= List of Dutch atheists =

This is an alphabetical list of Dutch people who have been identified as atheists. The people on this list have either declared themselves as or confirmed themselves to be atheist; and/or have been identified as atheists by a reliable source; and/or whose most recently recorded attitude toward the existence of God or gods is of disbelief.

While definitions of atheism vary, a typical atheist is someone who has made a conscious decision that they do not believe in the existence of any form of deity. It is a widespread misconception, however, that all atheists deny the existence of a god or gods. While a minority of them certainly do, most atheists would strongly disagree with this definition: they don't entirely reject the concept "God", but would rather argue that the term God has no importance, and possibly no meaning to them. The distinction is made between lack of belief in god(s) or weak atheism and denial of the existence of god(s) or strong atheism. Weak atheism should not be confused with agnosticism. An agnostic is in this case an individual who claims to have no opinion about God.

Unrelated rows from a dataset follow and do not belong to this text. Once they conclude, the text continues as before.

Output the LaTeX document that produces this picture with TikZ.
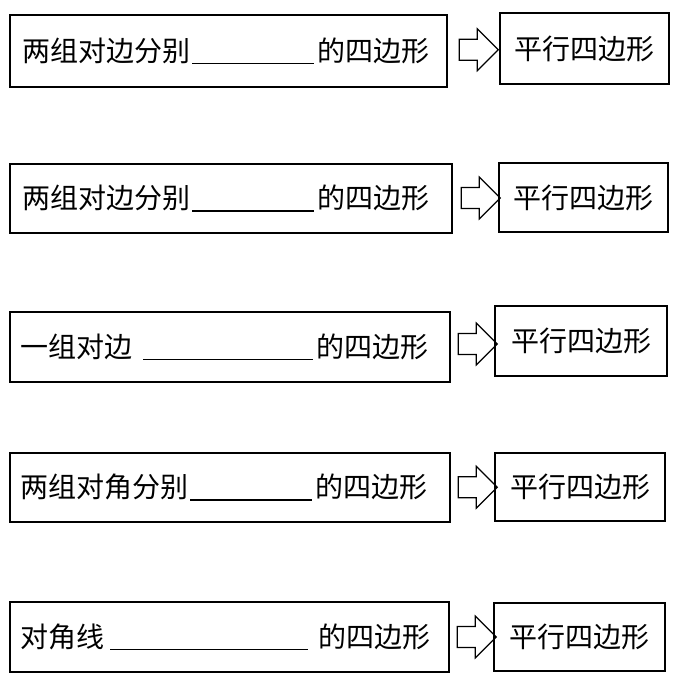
\documentclass[tikz,border=0pt]{standalone}
\usepackage{fontspec}
\setmainfont{Noto Sans CJK SC}
\usetikzlibrary{shapes.arrows,calc}
\newcommand\blankline[1]{\kern2pt\rule[-3pt]{#1}{1.8pt}\kern3pt}
\tikzset{
  condbox/.style={draw, line width=1.2pt, inner xsep=12pt, inner ysep=0pt, align=left},
  resbox/.style={draw, line width=1.2pt, inner sep=0pt, align=center},
  impl/.style={draw, line width=1.2pt, single arrow, single arrow head extend=10pt,
    inner xsep=0pt, inner ysep=9.5pt, minimum width=42pt, minimum height=39pt}
}
\begin{document}
\begin{tikzpicture}[x=1pt, y=-1pt, font=\fontsize{28}{31}\selectfont]
\useasboundingbox (0,0) rectangle (689,695);
% conditions
\node[condbox, text width=413pt, minimum height=72pt] (l1) at (228.5,51) {两组对边分别\blankline{122pt}的四边形};
\node[condbox, text width=418pt, minimum height=69pt] (l2) at (231,198.5) {两组对边分别\blankline{122pt}的四边形};
\node[condbox, inner xsep=10pt, text width=420pt, minimum height=70pt] (l3) at (230,347) {一组对边\kern9pt\blankline{170pt}的四边形};
\node[condbox, inner xsep=10pt, text width=420pt, minimum height=69pt] (l4) at (230,487.5) {两组对角分别\blankline{122pt}的四边形};
\node[condbox, inner xsep=10pt, text width=419pt, minimum height=70pt] (l5) at (229.5,637) {对角线\kern4pt\blankline{198pt}\kern7pt的四边形};
% conclusions
\node[resbox, minimum width=169pt, minimum height=71pt] (r1) at (584.5,48.5) {平行四边形};
\node[resbox, minimum width=169pt, minimum height=69pt] (r2) at (583.5,197.5) {平行四边形};
\node[resbox, minimum width=172pt, minimum height=70pt] (r3) at (581,341) {平行四边形};
\node[resbox, minimum width=170pt, minimum height=68pt] (r4) at (580,487) {平行四边形};
\node[resbox, minimum width=171pt, minimum height=68pt] (r5) at (579.5,637) {平行四边形};
% implications
\foreach \i in {1,...,5}
  \node[impl] (a\i) at ($(l\i.east)!0.5!(r\i.west)$) {};
\end{tikzpicture}
\end{document}
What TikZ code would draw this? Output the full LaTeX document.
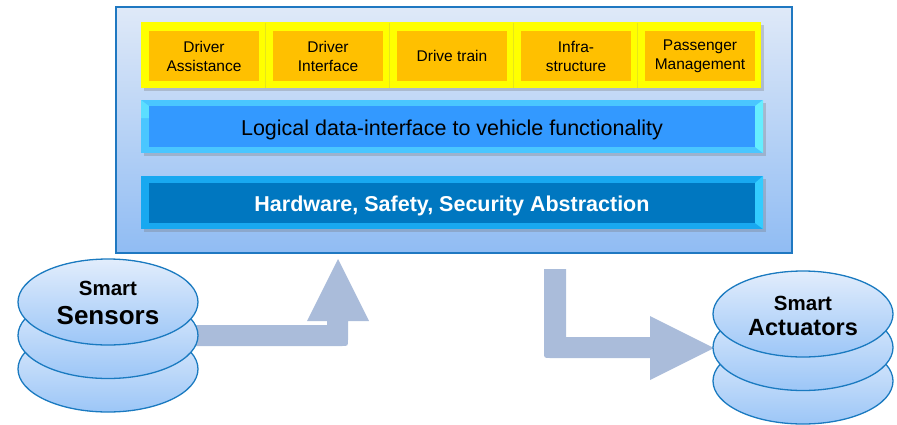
\documentclass[tikz,border=0pt]{standalone}
\usepackage{fontspec}
\setmainfont{Liberation Sans}
\usetikzlibrary{shadows,shapes.geometric}

\definecolor{frameblue}{HTML}{1F78C1}
\definecolor{paneltop}{HTML}{DFE9F8}
\definecolor{panelbot}{HTML}{90BCF3}
\definecolor{celly}{HTML}{FFFF00}
\definecolor{cellsep}{HTML}{E6E61A}
\definecolor{cello}{HTML}{FFC000}
\definecolor{logicin}{HTML}{3399FF}
\definecolor{logicedge}{HTML}{4AC6FF}
\definecolor{logicside}{HTML}{66EEFF}
\definecolor{hwin}{HTML}{0077C0}
\definecolor{hwedge}{HTML}{18A8F0}
\definecolor{hwside}{HTML}{33CCFF}
\definecolor{arrowgray}{HTML}{AABCDA}
\definecolor{disktop}{HTML}{E2EDFC}
\definecolor{diskbot}{HTML}{9CC6F7}
\definecolor{diskline}{HTML}{1A7AC0}

\begin{document}
\begin{tikzpicture}[x=1pt,y=-1pt,
  panel/.style={draw=frameblue, line width=1.5pt, top color=paneltop, bottom color=panelbot},
  softshadow/.style={drop shadow={shadow xshift=3pt, shadow yshift=-3pt, fill=black!55, opacity=0.3}},
  cellrow/.style={fill=celly, minimum width=620pt, minimum height=66pt, inner sep=0pt, softshadow},
  cellbox/.style={fill=cello, minimum width=110pt, minimum height=50pt, inner sep=0pt,
    align=center, font=\fontsize{15.5}{19}\selectfont},
  barouter/.style={fill=#1, minimum width=622pt, minimum height=53pt, inner sep=0pt, softshadow},
  barinner/.style={fill=#1, minimum width=606pt, minimum height=41pt, inner sep=0pt},
  disk/.style={ellipse, draw=diskline, line width=1.3pt, top color=disktop, bottom color=diskbot,
    minimum width=180pt, minimum height=86pt, inner sep=0pt},
  blockarrow/.style={fill=arrowgray, draw=none}
]
\useasboundingbox (0,0) rectangle (897,424);

% outer platform panel
\node[panel, minimum width=676pt, minimum height=246pt, inner sep=0pt] (platform) at (454,130) {};

% application domains row
\node[cellrow] (row) at (451,55) {};
\foreach \i/\x in {1/265,2/389,3/513,4/637}{
  \draw[cellsep, line width=0.6pt] (\x,22.5) -- (\x,87.5);
}
\node[cellbox] (c1) at (204,56) {Driver\\Assistance};
\node[cellbox] (c2) at (328,56) {Driver\\Interface};
\node[cellbox] (c3) at (452,56) {Drive train};
\node[cellbox] (c4) at (576,56) {Infra-\\structure};
\node[cellbox] (c5) at (700,56) {Passenger\\Management};

% logical data interface bar
\node[barouter=logicedge] (logicbar) at (452,126.5) {};
\fill[logicside] (755,106) -- (763,100) -- (763,153) -- (755,147) -- cycle;
\fill[logicside!60!logicedge] (141,100) -- (149,106) -- (149,118) -- (141,118) -- cycle;
\node[barinner=logicin] (logicin) at (452,126.5) {};
\node[anchor=base, font=\fontsize{21.5}{24}\selectfont] (logictext) at (452,135)
  {Logical data-interface to vehicle functionality};

% hardware abstraction bar
\node[barouter=hwedge] (hwbar) at (452,202.5) {};
\fill[hwside] (755,183) -- (763,176) -- (763,229) -- (755,223) -- cycle;
\node[barinner=hwin, minimum height=40pt] (hwin) at (452,203) {};
\node[anchor=base, text=white, font=\bfseries\fontsize{21.5}{24}\selectfont] (hwtext) at (452,211)
  {Hardware, Safety, Security Abstraction};

% block arrows: sensors into the platform, platform out to actuators
\coordinate (sensorout) at (190,335.5);
\coordinate (platformin) at (338,259);
\fill[blockarrow] (sensorout |- 0,325) -- (327,325) -- (327,321) -- (307,321) -- (platformin)
  -- (369,321) -- (348,321) -- (348,340) .. controls (348,346) .. (342,346)
  -- (sensorout |- 0,346) -- cycle;

\coordinate (platformout) at (555,269);
\coordinate (actuatorin) at (714,348);
\fill[blockarrow] (544,269) -- (566,269) -- (566,337) -- (650,337) -- (650,316) -- (actuatorin)
  -- (650,380) -- (650,358) -- (550,358) .. controls (544,358) .. (544,352) -- cycle;

% smart sensors stack
\node[disk] (s3) at (108,369) {};
\node[disk] (s2) at (108,335.5) {};
\node[disk] (s1) at (108,302) {};
\node[anchor=base, font=\bfseries\fontsize{20.5}{24}\selectfont] (stext1) at (108,295) {Smart};
\node[anchor=base, font=\bfseries\fontsize{26}{30}\selectfont] (stext2) at (108,324) {Sensors};

% smart actuators stack
\node[disk] (a3) at (803,381) {};
\node[disk] (a2) at (803,347.5) {};
\node[disk] (a1) at (803,314) {};
\node[anchor=base, font=\bfseries\fontsize{20.5}{24}\selectfont] (atext1) at (803,310) {Smart};
\node[anchor=base, font=\bfseries\fontsize{23.5}{28}\selectfont] (atext2) at (803,335) {Actuators};
\end{tikzpicture}
\end{document}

The Netherlands is a secular Western European country that has witnessed a strong decline in its religious establishment. Membership and religious attendance have dropped dramatically since the late fifties. Worst hit are the mainstream Protestant churches, whose membership declined from 23 per cent in the late fifties to six per cent in 2007. According to government estimations this percentage could drop as low as two per cent by 2020. The Catholic church will likely face another decade of decline before levelling off around 2020. The Roman Catholic population dropped from 42 per cent in 1958 to 17 in 2007 and now facing a fall to as low as 10 per cent.
In spite of these figures, the Dutch Central Bureau of Statistics (CBS) finds the number of self-described Christians has stopped declining since the nineties. As of 2005, a small majority of the Dutch population (52 per cent), still called itself Christian. These figures are disputed by another government research body, the Social and Cultural Planning Office (SCP), which has maintained a 40 per cent figure since the early nineties. While 48.4 percent are irreligious, the actual percentage of atheists in the Netherlands may be 14, 39, 42 or 44, making it the 14th-most atheistic country in the world.

== List ==
- Hulya Aydogan (1974–)Dutch-Turkish writer and journalist. Convinced atheist and advocate of religious criticism
- Hassan Bahara (1978–) Moroccan-Dutch writer.
- Floris van den Berg (1973–) philosopher, author.
- Hafid Bouazza (1970–2021) Moroccan-Dutch writer.
- Paul Cliteur (1955–) jurist and philosopher, as well as a columnist, publisher and writer. He's currently professor of "encyclopædia of law" at the University of Leiden.
- Anton Levien Constandse (1899–1985) scientist, writer, journalist, publisher, freethinker and anarchist.
- Aaf Brandt Corstius (1975–) columnist, writer and translator.
- Eduard Douwes Dekker (Multatuli) (1820–1887) very influential 19th-century writer and freemason.
- Arjan Ederveen (1956–) TV actor and comedian, best known for Theo en Thea and 30 minuten.
- Elsbeth Etty (1951–) journalist, writer and professor of Dutch Language and Literature at the University of Amsterdam.
- Javier Guzman (1977–) stand-up comedian.
- Stine Jensen (1972–) Danish-Dutch journalist, writer and philosopher. She's a professor of literature studies at the VU University Amsterdam.
- Lousewies van der Laan (1966–) politician.
- Rob Muntz (1963–) comedian, columnist and presenter. In 2005 he co-produced (together with Paul Jan van de Wint) the controversial television series called God doesn't exist, in which he interviews prominent Dutch atheists.
- Ronald Plasterk (1957–) columnist, politician and biologist. He is the former minister of the Interior and Kingdom Relations for the PvdA party. During his scientific career he was a professor of molecular biology at VU University Amsterdam and developmental biology at Utrecht University.
- Dick Swaab physician and neurobiologist, known for his brain research.
- Hans Teeuwen (1967–) comedian and singer.
- Paul Jan van de Wint (1962–) presenter.